I don't like "/udev" :-) Some propositions : - /etc/udev/static_dev.d/start_udev <= the current list of devices in /sbin/start_udev. - /etc/udev/static_dev.d/nvidia - /etc/udev/static_dev.d/mga_vid Or - /etc/udev/start_udev.d/default <= the current list of devices in /sbin/start_udev The content : DEV = tty1 ppp ... For exemple, the nvidia paquage will use : /etc/makedev.d/nvidia /etc/udev/start_udev.d/nvidia
you caught a nice bug in the nvidia driver; please report that to nvidia, at least as far as the kernel crash is concerned.
Could this be the same thing as https://bugzilla.redhat.com/bugzilla/show_bug.cgi?id=141294 ??

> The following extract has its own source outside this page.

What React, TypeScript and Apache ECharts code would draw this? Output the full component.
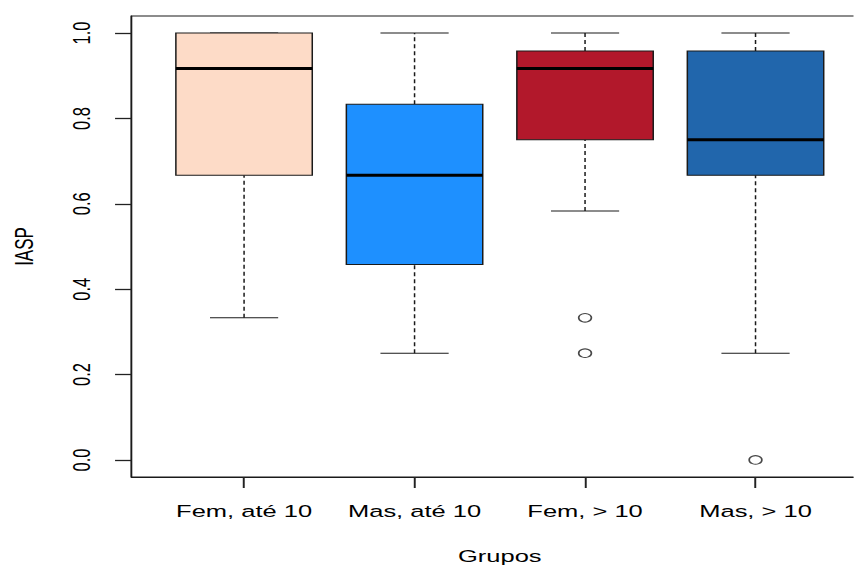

*** Bug 141294 has been marked as a duplicate of this bug. ***
Yes, it sounds like the same problem. His output looks like what I saw except I get a panic and he only got a segfault. Perhaps it is card and/or driver state dependent. The root of the problem still exists however -- having device nodes in /etc and/or device nodes that are not readable without panics. I will try to notify nvidia of the bug.
A workaround for grep users (such as the original poster): grep -D skip aka grep --devices=skip will cause grep to skip device nodes, FIFOs, or sockets.
My apologies (and sorry for again adding noise to the email of those watching this bug). When I posted my previous comment on this bug, I didn't see the original poster's comment: > Strangely enough, grep's --devices=skip didn't solve the problem -- it > still crashed even with that option. That also seems a little fishy > to me
I've started a thread on the nvnews NVIDIA support forums. We'll see if anyone (at NV hopefully) has anything to say. http://www.nvnews.net/vbulletin/showthread.php?p=533894#post533894 PS: I'm 99% positive I tested the grep --devices=skip option *twice*, once with the option manually on the cmd line and a second time with the option in a site-wide csh alias, and both times it panicked. I'm too scared of data corruption and rebooting my system (a production workstation/server!!) to try again unless absolutely necessary. It would be nice if one other person could grep their nv* device files to confirm that it's not specific to my particular card, driver version, kernel version, etc.
Does the same thing for me and several people I know. My machine panics daily because updatedb hits this device file. updatedb skips all of /dev, but some undeniably bright person decided to make the default location for all of udev /etc/udev. Did someone make a typo in the scripts for the package? This can't be intentional.
/etc/udev/devices was meant as a "last resort" and should not be used as a standard place. rawhide has a better mechanism, which I will document soon.